What's more, said Holleman, he engaged parishioners in letter-writing campaigns, and involved the Sunday school and youth groups. "Gary always made sure there was something for the kids to do, something to teach them about the environment."

And during church barbecues and other events, "his green team the always took care of recycling. He inspired us by his witness. Seeing someone like that gets you to realize maybe I need to think about what he's doing. It's got to start somewhere."

'Green' clergy needed to empower environmental activism

Stuard, now a parishioner at St. Thomas the Apostle Church in Dallas,is passionate about the issue, which he likens to the 1960s civil rights and united farm workers movements.

He contacts churches, synagogues, temples, and makes himself available for adult forums and informational workshops. Last year, he helped start a chapter in nearby Tarrant County and is reaching out to Houston, Waco and scouting possibilities in Austin. He hopes to grow into a statewide organization

"The goal is to get congregational members, people who are willing to work on the issue and educate their congregations about green activities. The goal is ultimately to get entire congregations involved."

But, he added that: "It's been a slow process … it's not on people's radar, even for the clergy. People aren't very well-educated about it and I'm talking about educated people."

Tops on his hit list: Texas' coal-burning power plants and natural gas drilling. "Texas is number one in the United States and number seven in the world in the production of greenhouse gases," he said. "We have a huge moral responsibility because of the impact we are having on the world's ecosystem."

Stuard, who is a full-time research study coordinator at the University of Texas Southwestern Medical Center in Dallas, said both air and water pollution have also taken a local toll, exposing residents to pollutants and emissions. "One of the leading causes, if not the leading cause, of children's admissions to the hospital where I work is asthma," he said.

"People are dying because of it (pollution). Our health is being jeopardized because of it. Our children's health is undermined and the future of our children is being undermined by the pollution, as well as the climate change," he said.

The Rev. Paul Roach, pastor of the Unity Church of Fort Worth, worked with Stuard to help organize the Fort Worth-Tarrant County chapter a year ago.

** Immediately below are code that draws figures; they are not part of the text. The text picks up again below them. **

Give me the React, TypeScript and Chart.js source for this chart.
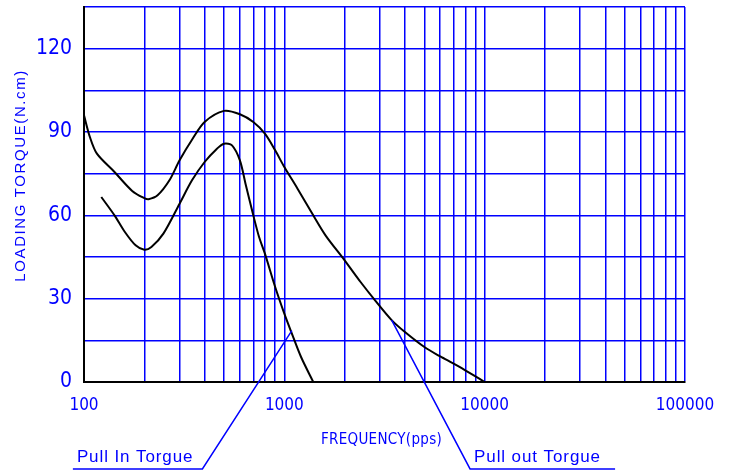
import { useEffect, useRef } from 'react';
import { Chart, registerables } from 'chart.js';

Chart.register(...registerables);

// ---- data ----
const pullOutFreq = [100, 107, 116, 142, 174, 200, 210, 233, 267, 300, 346, 400, 500, 600, 700, 800, 900, 1000, 1164, 1394, 1605, 2000, 2402, 2837, 3441, 4000, 5000, 6000, 7000, 8000, 9000, 10000];
const pullOutTorque = [96, 88.2, 82.2, 75.6, 68.8, 66.2, 65.8, 67.2, 72.6, 79.8, 87.2, 93.6, 97.6, 96.4, 93.6, 89.4, 83.4, 77.4, 69.6, 60, 52.8, 43.8, 36, 29.4, 22.2, 18, 12.6, 9.2, 6.6, 4.2, 2, 0];

const pullInFreq = [122, 142, 160, 181, 200, 217, 249, 300, 346, 400, 461, 500, 548, 600, 640, 700, 748, 800, 900, 1000, 1075, 1212, 1395];
const pullInTorque = [66.6, 60, 54, 49.2, 47.6, 48.6, 53.4, 64.2, 72.6, 79.2, 84, 85.8, 85.2, 79.8, 71.4, 60, 52.2, 46.2, 34.2, 24.6, 18.6, 9, 0];

// axes
const freqMin = 100;
const freqMax = 100000;
const gridDecades = [100, 1000, 10000];
const gridMultipliers = [1, 2, 3, 4, 5, 6, 7, 8, 9];
const freqLabels = [100, 1000, 10000, 100000];
const torqueMin = 0;
const torqueMax = 135;
const torqueGridStep = 15;
const torqueLabelStep = 30;

const xTitle = 'FREQUENCY(pps)';
const yTitle = 'LOADING TORQUE(N.cm)';

// callouts (leader tip on curve, elbow, end of underline) in data units
const calloutText = ['Pull In Torgue', 'Pull out Torgue'];
const calloutTipFreq = [1090, 3433];
const calloutTipTorque = [18.5, 22.3];
const calloutElbowFreq = [390, 8453];
const calloutElbowTorque = [-31.3, -31.3];
const calloutEndFreq = [88, 44770];

const BLUE = '#0000ff';
const COND = "'DejaVu Sans Condensed', 'DejaVu Sans', sans-serif";
const SANS = "'Liberation Sans', 'DejaVu Sans', sans-serif";

const overlayPlugin = {
  id: 'overlay',
  afterDraw(chart: any) {
    const { ctx, chartArea, scales } = chart;
    const xs = scales.x;
    const ys = scales.y;
    ctx.save();
    ctx.strokeStyle = BLUE;
    ctx.fillStyle = BLUE;
    ctx.lineWidth = 1.5;

    calloutText.forEach((text, i) => {
      const tx = xs.getPixelForValue(calloutTipFreq[i]);
      const ty = ys.getPixelForValue(calloutTipTorque[i]);
      const ex = xs.getPixelForValue(calloutElbowFreq[i]);
      const ey = ys.getPixelForValue(calloutElbowTorque[i]);
      const ux = xs.getPixelForValue(calloutEndFreq[i]);
      ctx.beginPath();
      ctx.moveTo(tx, ty);
      ctx.lineTo(ex, ey);
      ctx.lineTo(ux, ey);
      ctx.stroke();
      ctx.font = `17px ${SANS}`;
      (ctx as any).letterSpacing = '0.9px';
      ctx.textAlign = 'left';
      ctx.textBaseline = 'alphabetic';
      ctx.fillText(text, Math.min(ex, ux) + 4, ey - 7);
    });

    // x axis title
    (ctx as any).letterSpacing = '0.3px';
    ctx.font = `15px ${COND}`;
    ctx.textAlign = 'center';
    ctx.textBaseline = 'alphabetic';
    ctx.fillText(xTitle, (chartArea.left + chartArea.right) / 2 - 3, chartArea.bottom + 62);

    // y axis title
    (ctx as any).letterSpacing = '1.6px';
    ctx.font = `15px ${SANS}`;
    ctx.translate(chartArea.left - 59, chartArea.top + (chartArea.bottom - chartArea.top) * 0.449);
    ctx.rotate(-Math.PI / 2);
    ctx.textAlign = 'center';
    ctx.fillText(yTitle, 0, 0);
    ctx.restore();
  },
};

export default function App() {
  const canvasRef = useRef<HTMLCanvasElement | null>(null);

  useEffect(() => {
    if (!canvasRef.current) return;
    const gridFreqs: number[] = [];
    gridDecades.forEach((d) => gridMultipliers.forEach((m) => gridFreqs.push(d * m)));
    gridFreqs.push(freqMax);

    const chart = new Chart(canvasRef.current, {
      type: 'line',
      data: {
        datasets: [
          {
            label: 'Pull out Torgue',
            data: pullOutFreq.map((f, i) => ({ x: f, y: pullOutTorque[i] })),
            borderColor: '#000000',
            borderWidth: 2,
            pointRadius: 0,
            fill: false,
            tension: 0.3,
          },
          {
            label: 'Pull In Torgue',
            data: pullInFreq.map((f, i) => ({ x: f, y: pullInTorque[i] })),
            borderColor: '#000000',
            borderWidth: 2,
            pointRadius: 0,
            fill: false,
            tension: 0.3,
          },
        ],
      },
      options: {
        responsive: false,
        animation: false,
        layout: { padding: { left: 0, right: 49, top: 7, bottom: 0 } },
        plugins: { legend: { display: false }, tooltip: { enabled: false } },
        scales: {
          x: {
            type: 'logarithmic',
            min: freqMin,
            max: freqMax,
            afterBuildTicks: (s: any) => {
              s.ticks = gridFreqs.map((v) => ({ value: v }));
            },
            afterFit: (s: any) => {
              s.height = 91;
              s.paddingLeft = 0;
              s.paddingRight = 0;
            },
            grid: { color: BLUE, lineWidth: 1.5, drawTicks: false },
            border: { color: '#000000', width: 2 },
            ticks: {
              autoSkip: false,
              maxRotation: 0,
              minRotation: 0,
              padding: 13,
              color: BLUE,
              font: { family: COND, size: 17 },
              callback: (v: any) => (freqLabels.includes(Number(v)) ? String(v) : ''),
            },
          },
          y: {
            type: 'linear',
            min: torqueMin,
            max: torqueMax,
            afterFit: (s: any) => {
              s.width = 84;
              s.paddingTop = 0;
              s.paddingBottom = 0;
            },
            grid: { color: BLUE, lineWidth: 1.5, drawTicks: false },
            border: { color: '#000000', width: 2 },
            ticks: {
              stepSize: torqueGridStep,
              padding: 12,
              color: BLUE,
              font: { family: COND, size: 21 },
              callback: (v: any) => (Number(v) % torqueLabelStep === 0 ? String(v) : ''),
            },
          },
        },
      },
      plugins: [overlayPlugin],
    } as any);

    return () => chart.destroy();
  }, []);

  return (
    <div style={{ position: 'fixed', left: 0, top: 0, width: 734, height: 473, background: '#ffffff' }}>
      <canvas ref={canvasRef} width={734} height={473} />
    </div>
  );
}
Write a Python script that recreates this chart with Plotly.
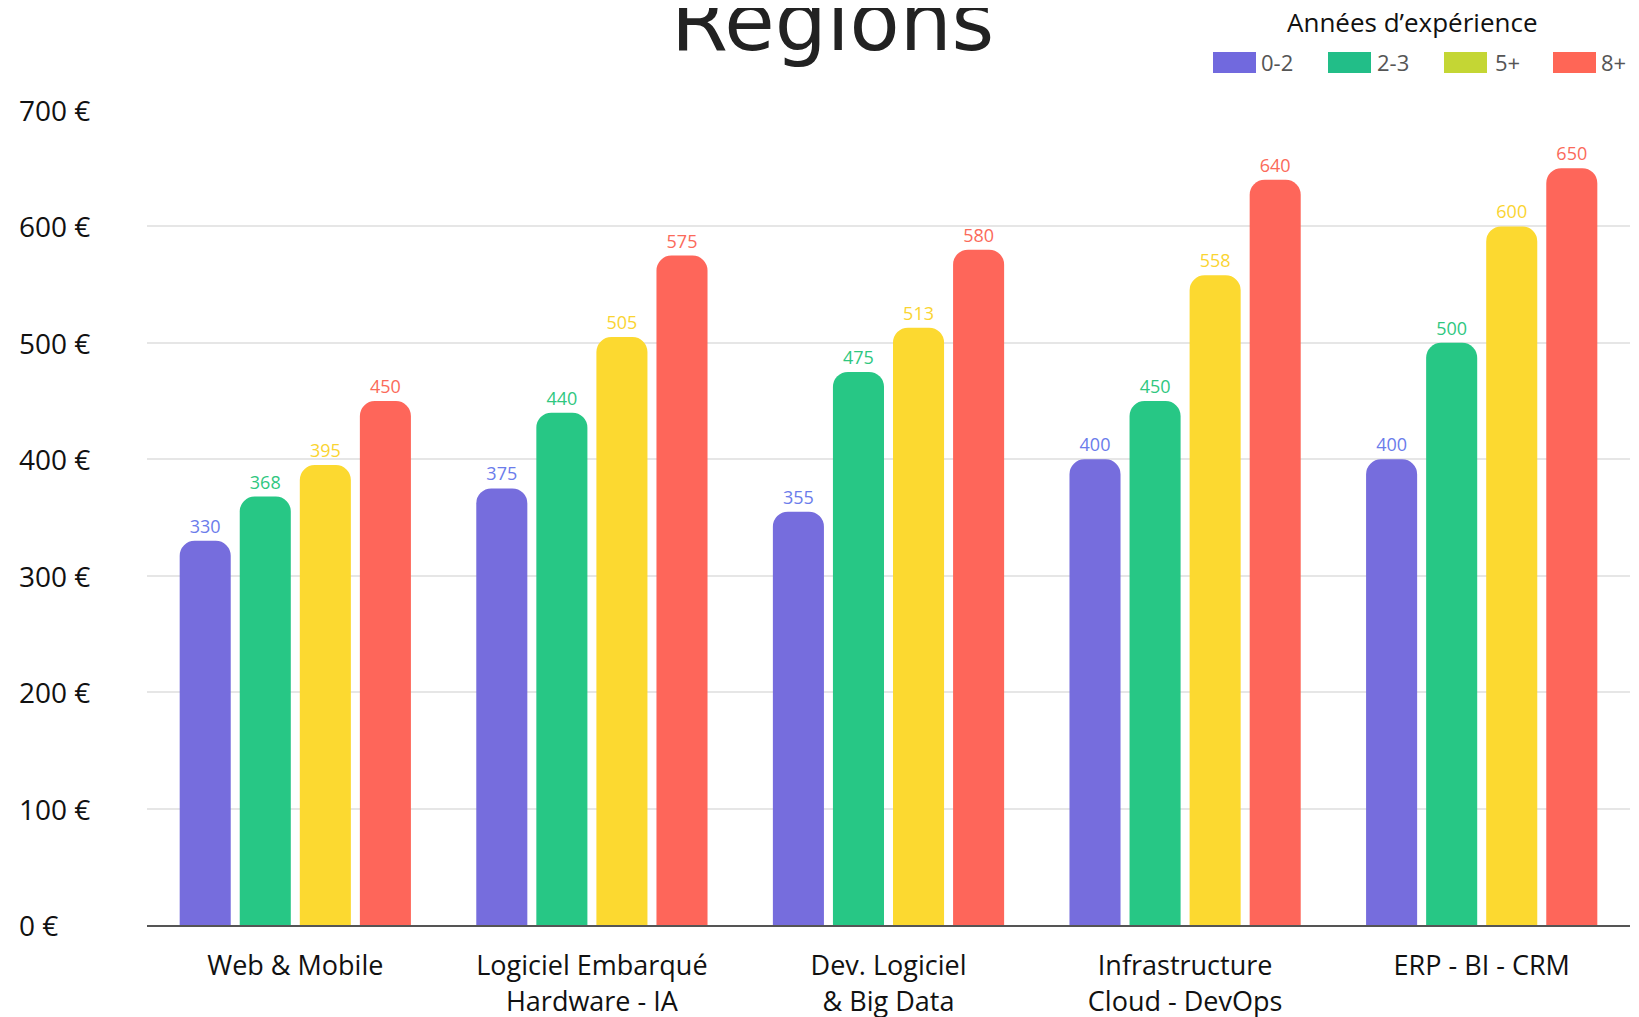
import plotly.graph_objects as go

# Data
categories = ["Web & Mobile", "Logiciel Embarqué<br>Hardware - IA", "Dev. Logiciel<br>& Big Data",
              "Infrastructure<br>Cloud - DevOps", "ERP - BI - CRM"]
series_names = ["0-2", "2-3", "5+", "8+"]
v_0_2 = [330, 375, 355, 400, 400]
v_2_3 = [368, 440, 475, 450, 500]
v_5 = [395, 505, 513, 558, 600]
v_8 = [450, 575, 580, 640, 650]
series_values = [v_0_2, v_2_3, v_5, v_8]
y_ticks = [0, 100, 200, 300, 400, 500, 600, 700]
y_tick_labels = [f"{t} €" for t in y_ticks]

bar_colors = ["#766DDD", "#27C785", "#FCD930", "#FE665A"]
label_colors = ["#6B7CEB", "#2FC77F", "#FAD431", "#FB6A5A"]
swatch_colors = ["#7169DE", "#22BE88", "#C4D634", "#FF6656"]

FONT = "Open Sans"
OFF = 8  # page body margin
W, H = 1639 - OFF, 1017 - OFF
ML, MR, MT, MB = 139, 9, 102, 92
PW, PH = W - ML - MR, H - MT - MB


def px_x(px):
    # page pixel -> paper x
    return (px - OFF - ML) / PW


def px_y(py):
    # page pixel -> paper y
    return (H - MB - (py - OFF)) / PH


fig = go.Figure()
for name, vals, col, lcol in zip(series_names, series_values, bar_colors, label_colors):
    fig.add_trace(go.Bar(
        x=categories, y=vals, name=name,
        marker=dict(color=col, cornerradius=15, line_width=0),
        text=vals, textposition="outside", cliponaxis=False,
        outsidetextfont=dict(color=lcol, size=18, family=FONT),
        showlegend=False,
    ))

annotations = []
# y tick labels, left aligned
for t, lab in zip(y_ticks, y_tick_labels):
    annotations.append(dict(x=0, xref="paper", xshift=-(ML - 9), xanchor="left",
                            y=t, yref="y", yanchor="middle", text=lab, showarrow=False,
                            font=dict(size=28, color="#111", family=FONT)))

# legend title
annotations.append(dict(x=px_x(1412), xref="paper", y=px_y(22), yref="paper",
                        xanchor="center", yanchor="middle", text="Années d’expérience",
                        showarrow=False, font=dict(size=26, color="#111", family=FONT)))

# custom legend
swatch_x = [1213, 1328, 1444, 1553]
text_x = [1259, 1375, 1493, 1599]
shapes = []
for sx, tx, name, col in zip(swatch_x, text_x, series_names, swatch_colors):
    shapes.append(dict(type="rect", xref="paper", yref="paper",
                       x0=px_x(sx), x1=px_x(sx + 43), y0=px_y(73), y1=px_y(52),
                       fillcolor=col, line_width=0))
    annotations.append(dict(x=px_x(tx), xref="paper", y=px_y(62), yref="paper",
                            xanchor="left", yanchor="middle", text=name, showarrow=False,
                            font=dict(size=22, color="#555", family=FONT)))

fig.update_layout(
    width=W, height=H,
    margin=dict(l=ML, r=MR, t=MT, b=MB),
    paper_bgcolor="white", plot_bgcolor="white",
    barmode="group", bargap=0.19, bargroupgap=0.15,
    title=dict(text="Régions", x=0.5056, xref="container", xanchor="center",
               y=0.987, yanchor="middle",
               font=dict(family="DejaVu Sans", size=82, color="#222")),
    xaxis=dict(showgrid=False, showline=True, linecolor="#555", linewidth=2,
               tickfont=dict(size=27, color="#111", family=FONT),
               ticklabelstandoff=16, ticks="", automargin=False),
    yaxis=dict(range=[0, 700], tickvals=y_ticks, showticklabels=False,
               showgrid=True, gridcolor="#E6E6E6", gridwidth=1.5,
               zeroline=False, showline=False, automargin=False),
    annotations=annotations,
    shapes=shapes,
    showlegend=False,
)

fig.write_html("out.html")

"In Fort Worth or Tarrant County, there's this big push for natural gas. There's been a natural gas shortage and they've been putting up gas wells in neighborhoods right next to people's homes. There have been real problems with air and water pollution," Staurd said.

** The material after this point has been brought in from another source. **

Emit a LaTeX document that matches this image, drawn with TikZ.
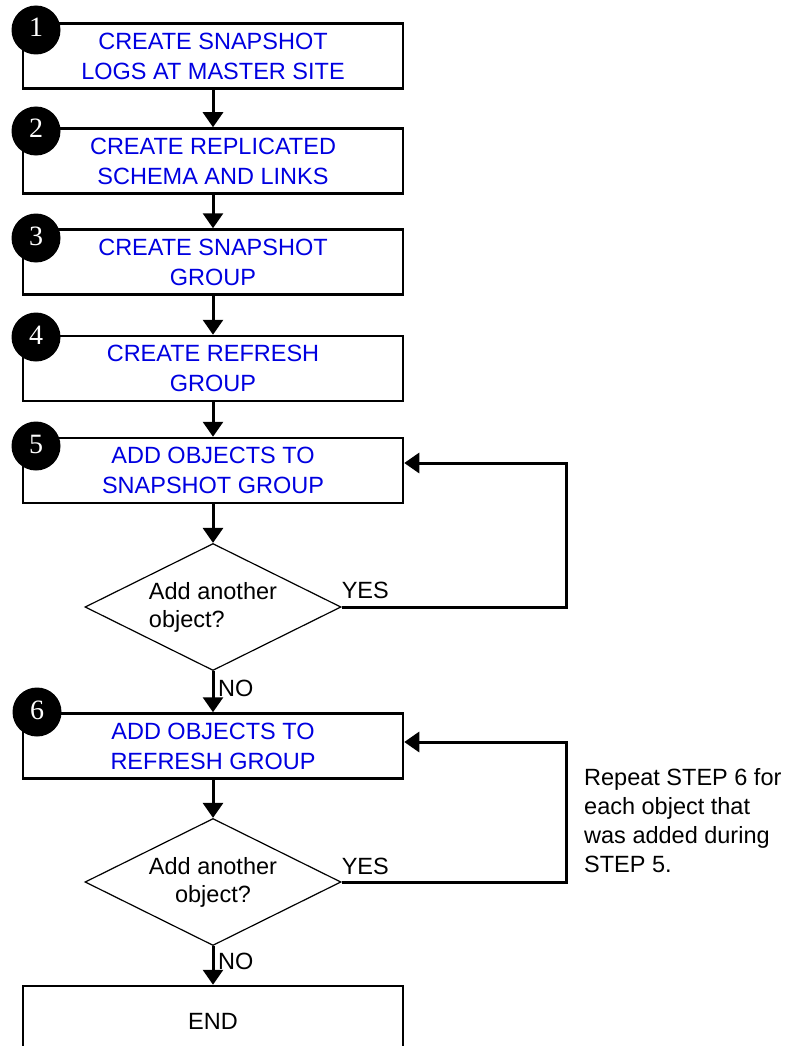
\documentclass[tikz,border=0pt]{standalone}
\usepackage{fontspec}
\setmainfont{Liberation Sans}
\newfontfamily\numfont{Liberation Serif}
\usetikzlibrary{arrows.meta,shapes.geometric}
\definecolor{stepblue}{RGB}{0,0,224}
\begin{document}
\begin{tikzpicture}[x=1pt,y=-1pt,
  txt/.style={font=\fontsize{23.5}{30}\selectfont},
  stepbox/.style={draw, line width=2.5pt, minimum width=380pt, minimum height=65pt,
    inner sep=0pt, align=center, text=stepblue, txt},
  endbox/.style={draw, line width=2.5pt, minimum width=380pt, minimum height=70pt,
    inner sep=0pt, txt},
  decision/.style={diamond, aspect=2, draw, line width=1.2pt, minimum width=256pt,
    minimum height=127pt, inner sep=0pt, font=\fontsize{23.5}{28}\selectfont},
  stepnum/.style={circle, fill=black, text=white, minimum size=49pt, inner sep=0pt,
    font=\numfont\fontsize{28}{28}\selectfont, text height=19pt, text depth=5pt},
  flow/.style={line width=3pt, -{Triangle[width=20pt,length=15pt]}},
  lbl/.style={txt, inner sep=0pt, anchor=base west}
]
\useasboundingbox (0,0) rectangle (794,1046);

% process steps
\node[stepbox] (b1) at (213,56)    {CREATE SNAPSHOT\\LOGS AT MASTER SITE};
\node[stepbox] (b2) at (213,161)   {CREATE REPLICATED\\SCHEMA AND LINKS};
\node[stepbox] (b3) at (213,262)   {CREATE SNAPSHOT\\GROUP};
\node[stepbox] (b4) at (213,368.5) {CREATE REFRESH\\GROUP};
\node[stepbox] (b5) at (213,470.5) {ADD OBJECTS TO\\SNAPSHOT GROUP};
\node[decision, align=left] (d1) at (213,607) {Add another\\object?};
\node[stepbox] (b6) at (213,746)   {ADD OBJECTS TO\\REFRESH GROUP};
\node[decision, align=center] (d2) at (213,882) {Add another\\object?};
\node[endbox] (e) at (213,1021) {END};

% step numbers
\node[stepnum] (n1) at (36,30)  {1};
\node[stepnum] (n2) at (36,131) {2};
\node[stepnum] (n3) at (36,238) {3};
\node[stepnum] (n4) at (36,337) {4};
\node[stepnum] (n5) at (36,446) {5};
\node[stepnum] (n6) at (37,712) {6};

% main flow
\draw[flow] (b1) -- (b2);
\draw[flow] (b2) -- (b3);
\draw[flow] (b3) -- (b4);
\draw[flow] (b4) -- (b5);
\draw[flow] (b5) -- (d1);
\draw[flow] (d1) -- (b6);
\draw[flow] (b6) -- (d2);
\draw[flow] (d2) -- (e);

% loops back for another object
\coordinate (r1) at (566,463);
\coordinate (r2) at (566,742);
\draw[flow] (d1.east) -| (r1) -- (r1 -| b5.east);
\draw[flow] (d2.east) -| (r2) -- (r2 -| b6.east);

% branch labels
\node[lbl] (yes1) at ([yshift=9pt]d1.east) {YES};
\node[lbl] (yes2) at ([yshift=8pt]d2.east) {YES};
\node[lbl] (no1) at ([xshift=5pt,yshift=-25pt]d1.south) {NO};
\node[lbl] (no2) at ([xshift=5pt,yshift=-23pt]d2.south) {NO};

% side note
\node[font=\fontsize{23.5}{29}\selectfont, align=left, anchor=north west, inner sep=0pt]
  (note) at (584,768) {Repeat STEP 6 for\\each object that\\was added during\\STEP 5.};
\end{tikzpicture}
\end{document}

Roach estimated that about 15 congregations have affiliated with the IEA chapter, "but only about eight are active.

"Most churches are into recycling but not fully understanding environmental and ecological issues," which complicates Roach's task.

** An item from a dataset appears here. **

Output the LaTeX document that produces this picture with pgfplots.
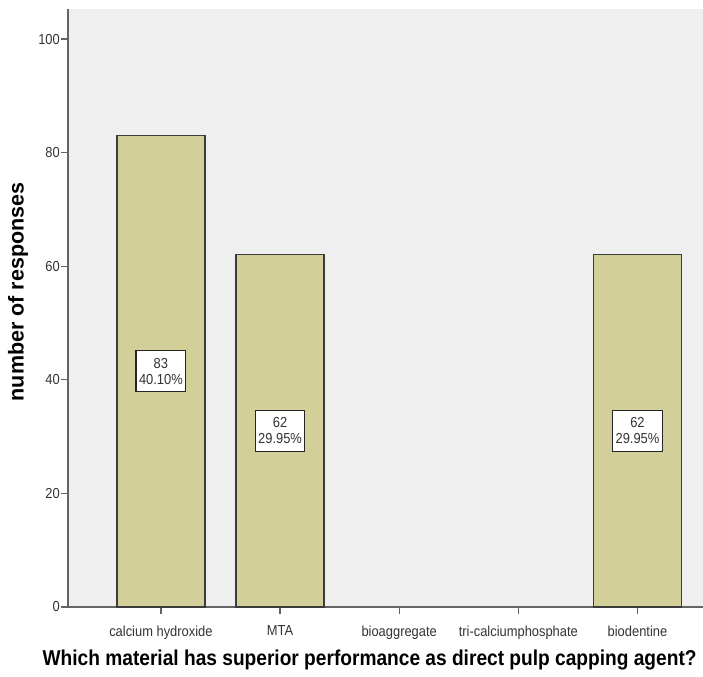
\documentclass[border=0pt]{standalone}
\usepackage{fontspec}
\setmainfont[FakeStretch=0.89]{Liberation Sans}
\newfontfamily\ylabfont{Liberation Sans}
\usepackage{pgfplots}
\pgfplotsset{compat=1.18}
\usetikzlibrary{calc}
\definecolor{barfill}{RGB}{211,207,153}
\definecolor{bg}{RGB}{239,239,239}
\definecolor{axisgray}{RGB}{100,100,100}
\definecolor{bardraw}{RGB}{60,60,60}
\begin{document}
\begin{tikzpicture}
\begin{axis}[
  scale only axis, width=635pt, height=598pt,
  xmin=-0.78, xmax=4.55, ymin=0, ymax=105.3,
  axis x line*=bottom, axis y line*=left,
  axis line style={axisgray, line width=1.3pt, -},
  axis background/.style={fill=bg},
  xtick={0,1,2,3,4},
  xticklabels={calcium hydroxide, MTA, bioaggregate, tri-calciumphosphate, biodentine},
  ytick={0,20,40,60,80,100},
  tick style={axisgray, line width=1.3pt},
  major tick length=7pt,
  tick align=outside,
  /pgf/number format/assume math mode=true,
  ticklabel style={font=\fontsize{14.5}{16}\selectfont, text=black!80},
  yticklabel style={inner sep=1pt},
  xticklabel style={yshift=-8pt},
  xlabel={Which material has superior performance as direct pulp capping agent?},
  ylabel={number of responses},
  xlabel style={at={(axis description cs:0.475,-0.0886)}, anchor=center, font=\fontsize{21.5}{24}\selectfont\bfseries},
  ylabel style={at={(axis description cs:-0.0787,0.527)}, anchor=center, font=\ylabfont\fontsize{21.5}{24}\selectfont\bfseries},
  clip=false,
]
\addplot[ybar, bar width=88pt, fill=barfill, draw=bardraw, line width=1.2pt]
  coordinates {(0,83) (1,62) (4,62)};
\addplot[draw=none, mark=none, nodes near coords, point meta=explicit symbolic,
  every node near coord/.append style={anchor=center, fill=white, draw=black!85, line width=1.1pt,
    align=center, font=\fontsize{14.5}{16}\selectfont, text=black!80, inner xsep=3pt, inner ysep=7.5pt}]
  coordinates {(0,41.5) [{83\\40.10\%}] (1,31) [{62\\29.95\%}] (4,31) [{62\\29.95\%}]};
\coordinate (ll) at (rel axis cs:0,0);
\coordinate (ur) at (rel axis cs:1,1);
\end{axis}
\pgfresetboundingbox
\useasboundingbox ($(ll)+(-68pt,-70pt)$) rectangle ($(ur)+(0pt,9pt)$);
\end{tikzpicture}
\end{document}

"We are the first place in the United States to have fully-fledged urban gas drilling," he said. "We have 1,000 wells within the city limits and there are plans for 5,000 wells. As you can imagine, that's a huge disruption to an urban setting. Basically, they've been able to drill without any zone restrictions."

Even still, organizing for environmental activism "is a complicated issue and a slow process," said Roach. He'd just come from a demonstration at the local courthouse in support of a resident fighting Chesapeake Energy gas company's efforts "to put a gas pipeline down the front yards of homes on streets in Fort Worth. They want to take his home by eminent domain and it's turned into a grudge match."

But Roach said IEA wants to focus less on grudge matches and more strategic activism. "We want have to educate folks in each church that we can make a difference. This is not a tree-hugger, dirt-worshipper kind of thing. This is essential that we do these things."

One of the biggest hurdles—he is the only active Tarrant County clergy member of the organization, Roach said. "To be truly empowered we will need more active committed clergy but it's hard to get that involvement."